After this set of optimizations, Douyin ContentV achieved the result of 3.67 yuan/5 seconds.

3. In terms of application impact, traditional video production is an asset-intensive game: equipment, venues, actors, post-production, and it is normal for a 30-second commercial to cost hundreds of thousands of yuan. Now AI compresses this process to a prompt + a few minutes of waiting, and can achieve perspectives and special effects that are difficult to achieve with traditional shooting.

This will transform the original technical and financial barriers to video production into creativity and aesthetics, which may promote a reshuffle of the entire creator economy.

The question is, with all these changes in the demand side of web2AI technology, what does it have to do with web3AI?

1. First, the structure of computing power requirements has changed.
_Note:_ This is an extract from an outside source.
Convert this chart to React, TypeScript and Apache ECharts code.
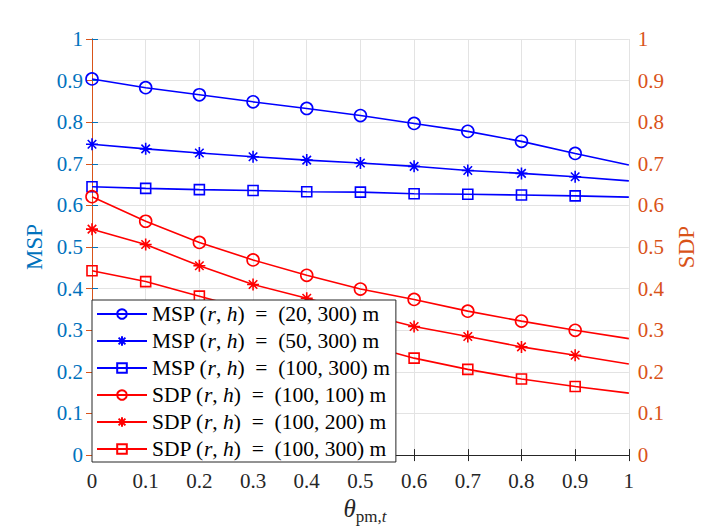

In the past, AI competed on computing power scale, and whoever had more homogeneous GPU clusters would win. However, multimodal video generation requires a diversified combination of computing power, which may generate demand for distributed idle computing power, as well as various distributed fine-tuning models, algorithms, and inference platforms.

2. Secondly, the demand for data annotation will also increase. Generating a professional-level video requires: accurate scene description, reference images, audio style, camera motion trajectory, lighting conditions, etc., which will become new requirements for professional data annotation. Using the incentive method of web3, photographers, sound engineers, 3D artists, etc. can be stimulated to provide professional data elements, and the ability of AI video generation can be enhanced with professional vertical data annotation;

3. Finally, it is worth mentioning that when AI gradually moves from centralized large-scale resource allocation to modular collaboration, it is itself a new demand for decentralized platforms. At that time, computing power, data, models, incentives, etc. will be combined to form a self-reinforcing flywheel, which will then drive the integration of web3AI and web2AI scenarios.